I was originally introduced to this API by Tobias Weltner at the European edition of PowerShell Summit 2014, and it kind of blew my mind that I would have such easy access to intermediary parser output directly from a file or string of code - and especially the subsequent realization that I'd never have to write naive fake parsers by hand anymore.

Faking an argument mode context

Now, the above Parser/AST stuff is obviously hella cool, but it doesn't really solve our problem, does it? If we try and parse an argument list with bare word strings (ie. strings with quotation marks), the parser still trips up:

PS C:\> $ParseErrors = @()
PS C:\> $InputString = 'string,@{key="value1","value2"},"another string"'
PS C:\> $AST = [System.Management.Automation.Language.Parser]::ParseInput($InputString,[ref]$null,[ref]$ParseErrors)
PS C:\> $ParseErrors

Extent ErrorId         Message                             IncompleteInput
------ -------         -------                             ---------------
,      MissingArgument Missing argument in parameter list.           False

So, how do we force the parser to step into argument mode? It's actually easier than you might think!


As explained previously, the parsing mode is context-dependent, so all we need to do is create some context around the it, by prepending a fake command name! The parser doesn't actually care or know about which commands exist and can be executed at runtime, it looks purely at the syntax of the code you provide, so we just need to supply something that looks like a command name, and the parser will go "if it walks like a duck, I'll shoot and pluck it for you!"

With that in mind, we might end up with something like this:

$ParseErrors = @()
$InputString = 'string,@{key="value1","value2"},"another string"'
$FakeCommand = "Totally-NotACmdlet -FakeParameter $InputString"
$AST = [System.Management.Automation.Language.Parser]::ParseInput($FakeCommand,[ref]$null,[ref]$ParseErrors)
if(-not $ParseErrors){
    # Use Ast.Find() to locate the CommandAst parsed from our fake command
    $CmdAst = $AST.Find({param($ChildAst) $ChildAst -is [System.Management.Automation.Language.CommandAst]},$false)
    # Grab the user-supplied arguments (index 0 is the command name, 1 is our fake parameter)
    $ArgumentAst = $CmdAst.CommandElements[2]
    if($ArgumentAst -is [System.Management.Automation.Language.ArrayLiteralAst]) {
        # Argument was a list
        # Inspect $ArgumentAst.Elements
    }
    else {
        # Argument was a scalar.
        # Test if it's a [StringConstantExpressionAst] or [HashtableAst], otherwise throw an error  
    }
}

The Ast.Find() method used above takes a predicate - a function that returns true or false based on the input - as it's first argument so we supply a script block that checks for a sub-AST of type [CommandAst], and a boolean indicating whether to search nested blocks which is unnecessary here, since our fake command is the top-most expression anyways.

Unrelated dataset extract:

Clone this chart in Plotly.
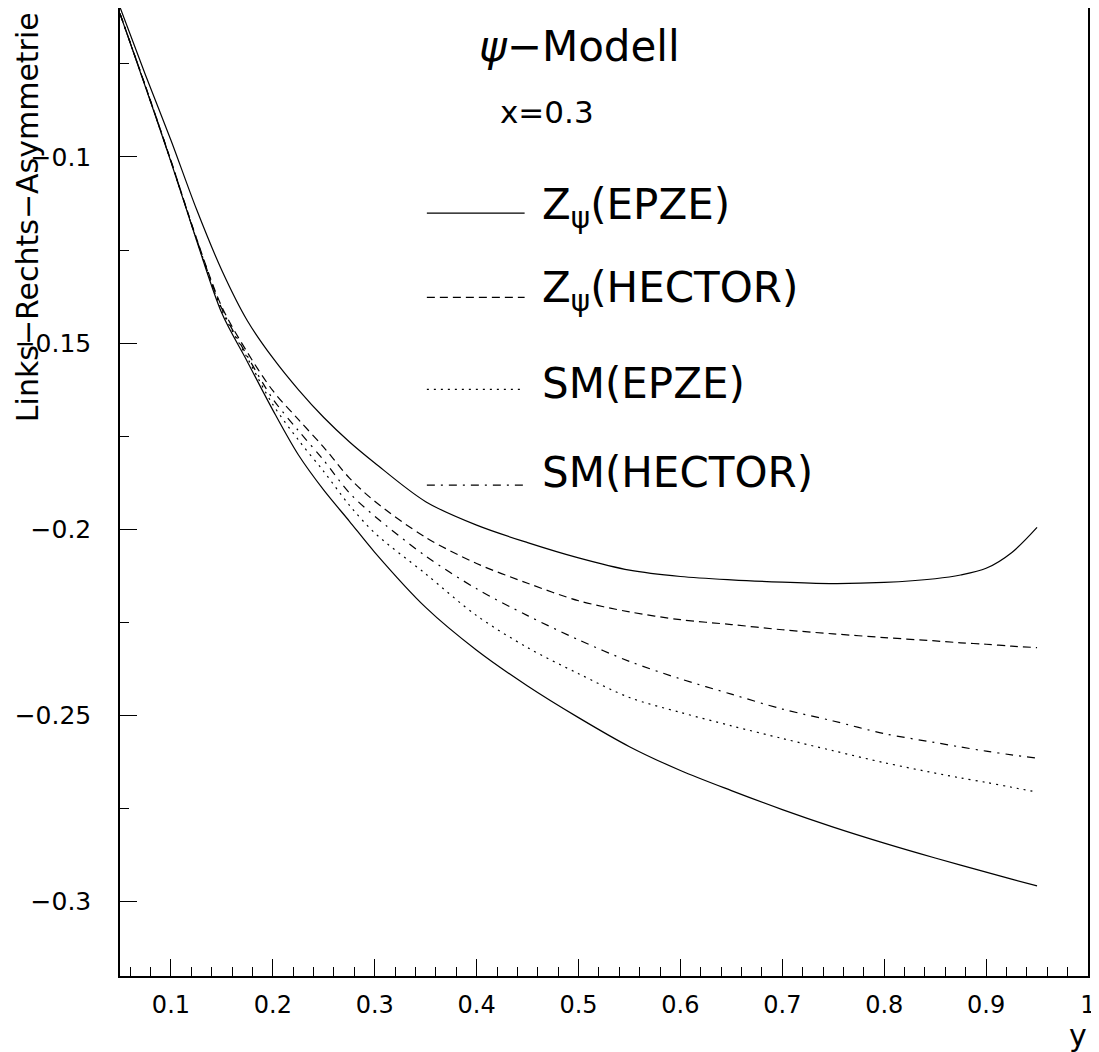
import plotly.graph_objects as go

# y (Bjorken y) grid
y_vals = [0.05, 0.075, 0.1, 0.125, 0.15, 0.175, 0.2, 0.225, 0.25, 0.275, 0.3, 0.35, 0.4,
          0.45, 0.5, 0.55, 0.6, 0.65, 0.7, 0.75, 0.8, 0.85, 0.875, 0.9, 0.925, 0.95]

# Links-Rechts-Asymmetrie, x=0.3
zpsi_epze = [-0.0598, -0.0780, -0.0955, -0.1140, -0.1305, -0.1440, -0.1540, -0.1625, -0.1700,
             -0.1765, -0.1822, -0.1926, -0.1989, -0.2036, -0.2077, -0.2110, -0.2127, -0.2136,
             -0.2142, -0.2146, -0.2143, -0.2133, -0.2123, -0.2105, -0.2063, -0.1995]
zpsi_hector = [-0.0615, -0.0810, -0.1010, -0.1218, -0.1403, -0.1525, -0.1628, -0.1705, -0.1780,
               -0.1862, -0.1925, -0.2022, -0.2092, -0.2145, -0.2192, -0.2222, -0.2243, -0.2256,
               -0.2270, -0.2281, -0.2291, -0.2300, -0.2305, -0.2309, -0.2314, -0.2318]
sm_epze = [-0.0615, -0.0811, -0.1012, -0.1221, -0.1412, -0.1540, -0.1665, -0.1760, -0.1845,
           -0.1935, -0.2010, -0.2120, -0.2232, -0.2318, -0.2388, -0.2452, -0.2492, -0.2528,
           -0.2562, -0.2595, -0.2627, -0.2655, -0.2668, -0.2680, -0.2693, -0.2706]
sm_hector = [-0.0615, -0.0810, -0.1011, -0.1220, -0.1408, -0.1535, -0.1650, -0.1735, -0.1815,
             -0.1902, -0.1965, -0.2072, -0.2160, -0.2232, -0.2297, -0.2355, -0.2402, -0.2443,
             -0.2483, -0.2515, -0.2549, -0.2573, -0.2585, -0.2596, -0.2606, -0.2615]
zpsi_epze_low = [-0.0615, -0.0812, -0.1013, -0.1223, -0.1420, -0.1550, -0.1680, -0.1800, -0.1895,
                 -0.1978, -0.2062, -0.2210, -0.2325, -0.2421, -0.2506, -0.2584, -0.2648, -0.2702,
                 -0.2753, -0.2800, -0.2843, -0.2883, -0.2902, -0.2921, -0.2940, -0.2958]

x_ticks = [0.1, 0.2, 0.3, 0.4, 0.5, 0.6, 0.7, 0.8, 0.9, 1.0]
x_ticktext = ["0.1", "0.2", "0.3", "0.4", "0.5", "0.6", "0.7", "0.8", "0.9", "1"]
y_ticks = [-0.3, -0.25, -0.2, -0.15, -0.1]
y_ticktext = ["\u22120.3", "\u22120.25", "\u22120.2", "\u22120.15", "\u22120.1"]

FONT = "DejaVu Sans"
thin = 1.2

fig = go.Figure()
series = [(zpsi_epze, None), (zpsi_hector, "8px,5px"), (sm_epze, "2px,5px"),
          (sm_hector, "8px,6px,2px,6px"), (zpsi_epze_low, None)]
for vals, dash in series:
    fig.add_trace(go.Scatter(x=y_vals, y=vals, mode="lines",
                             line=dict(color="black", width=thin, dash=dash,
                                       shape="spline", smoothing=0.9)))

# legend drawn by hand like the original
leg = [("Z<sub>\u03c8</sub>(EPZE)", None, 0.788, 0.794),
       ("Z<sub>\u03c8</sub>(HECTOR)", "8px,5px", 0.701, 0.708),
       ("SM(EPZE)", "2px,5px", 0.606, 0.612),
       ("SM(HECTOR)", "8px,6px,2px,6px", 0.507, 0.520)]
for txt, dash, ly, ty in leg:
    fig.add_shape(type="line", xref="paper", yref="paper", x0=0.317, x1=0.418, y0=ly, y1=ly,
                  line=dict(color="black", width=thin, dash=dash))
    fig.add_annotation(xref="paper", yref="paper", x=0.434, y=ty, text=txt, showarrow=False,
                       xanchor="left", yanchor="middle", font=dict(family=FONT, size=42, color="black"))

fig.add_annotation(xref="paper", yref="paper", x=0.369, y=0.96, text="<i>\u03c8</i>\u2212Modell",
                   showarrow=False, xanchor="left", yanchor="middle",
                   font=dict(family=FONT, size=42, color="black"))
fig.add_annotation(xref="paper", yref="paper", x=0.390, y=0.893, text="x=0.3",
                   showarrow=False, xanchor="left", yanchor="middle",
                   font=dict(family=FONT, size=31, color="black"))
fig.add_annotation(xref="paper", yref="paper", x=-0.096, y=0.784,
                   text="Links\u2212Rechts\u2212Asymmetrie", textangle=-90, showarrow=False,
                   xanchor="center", yanchor="middle", font=dict(family=FONT, size=30, color="black"))
fig.add_annotation(xref="paper", yref="paper", x=0.99, y=-0.061, text="y", showarrow=False,
                   xanchor="center", yanchor="middle", font=dict(family=FONT, size=30, color="black"))

fig.update_xaxes(range=[0.05, 1.0], showline=True, linecolor="black", linewidth=1.5, mirror=True,
                 showgrid=False, zeroline=False, ticks="inside", ticklen=17, tickcolor="black",
                 tickmode="array", tickvals=x_ticks, ticktext=x_ticktext, automargin=False,
                 tickfont=dict(family=FONT, size=24, color="black"), ticklabelstandoff=6,
                 minor=dict(ticks="inside", ticklen=9, tickcolor="black", tickmode="linear",
                            tick0=0, dtick=0.02, showgrid=False))
fig.update_yaxes(range=[-0.32, -0.06], showline=True, linecolor="black", linewidth=1.5, mirror=True,
                 showgrid=False, zeroline=False, ticks="inside", ticklen=17, tickcolor="black",
                 tickmode="array", tickvals=y_ticks, ticktext=y_ticktext, automargin=False,
                 tickfont=dict(family=FONT, size=25, color="black"), ticklabelstandoff=22,
                 minor=dict(ticks="inside", ticklen=9, tickcolor="black", tickmode="linear",
                            tick0=0, dtick=0.025, showgrid=False))

# page body has an 8px margin, so the figure is a little smaller than the window
fig.update_layout(width=1091, height=1044, showlegend=False,
                  margin=dict(l=112, r=11, t=0, b=76),
                  plot_bgcolor="white", paper_bgcolor="white")

fig.write_html("out.html")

My fellow Danish PowerShell-madman Axel even suggested a simple routine for extracting the array item values, and with both things in place Chris should be able to safely parse his Role Capability input without resorting to nasty things like piping untrusted data to Invoke-Expression, hooray!

In conclusion, the ability to offload parsing to the actual parser is golden, especially when you're writing code analysis tools or converting or serializing arbitrary input code.

I've written only a few such tools, but if you have, and you think the examples and use cases above stink, please don't hesitate to reach out and let me know why my code sucks and how much better it could have been :)

Until the next time!